ピアノには、天然素材を必要とするという前提が横たわっている限り、いかにテクノロジーが飛躍を遂げようとも、黄金期のそれを凌駕することは本質に於いてないのでしょう。

では、黄金期のピアノより現代のほうが優れている面がまるきりゼロかというと、必ずしもそうとも思いません。

たとえば廉価品のピアノに関して云えば、実はマロニエ君もよくは知らないのですが、昔のピアノの安物ときたらそれはそれは酷いものがあったようです。技術者が唖然とするような構造であったり、ほとんど冗談みたいなちゃちな作りのピアノも多々あったと云いますから、その点で云えば、すくなくとも量産ピアノの構造や品質は飛躍的に上がっているように思います。
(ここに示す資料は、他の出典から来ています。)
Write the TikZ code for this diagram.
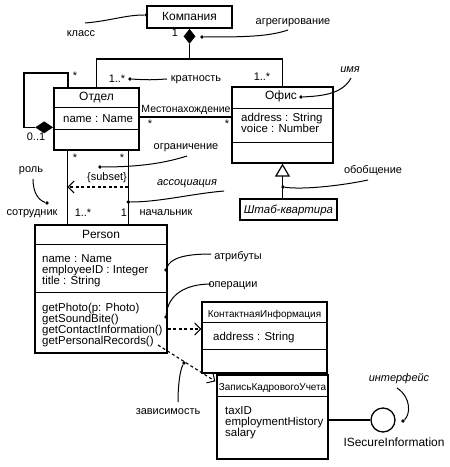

高級品まで含めた範囲で云うなら、現代のほうが優れているだろうと思える部分は鍵盤からアクションに至るセクション、すなわち機械的部分ではないかと推察できます。アクションは要するに小さくて精密なパーツの集合体であり、それらの正確な作動は、つまるところ箇々のパーツの精度に行き当たります。

こればかりは、手作りや職人芸を尊ぶことより、機械による均一で精巧なパーツであることがなにより重要な分野だと考えられるからです。その点ではコンピュータによる正確な図面、さらには人の手の及ばぬ精巧無比の仕事をする工作機械の登場によって、昔とは比較にならないレベルへと向上した筈です。

おそらく昔のピアニストは、アクションやタッチに関してはかなりの妥協を強いられていたのではないかと思われますし、グールドなども現代のアクションがあれば晩年のピアノ選びの苦労はなかったのではと思われます。

と、ここまでは技術者的見地の話ですが、では、あまりにむらのない、限りなく完璧に近い理想のアクションがあったとして、それが即、芸術的演奏に直結するのかというと、これはまた別の話のような気がするわけで、かくも楽器とは難しいものということでしょう。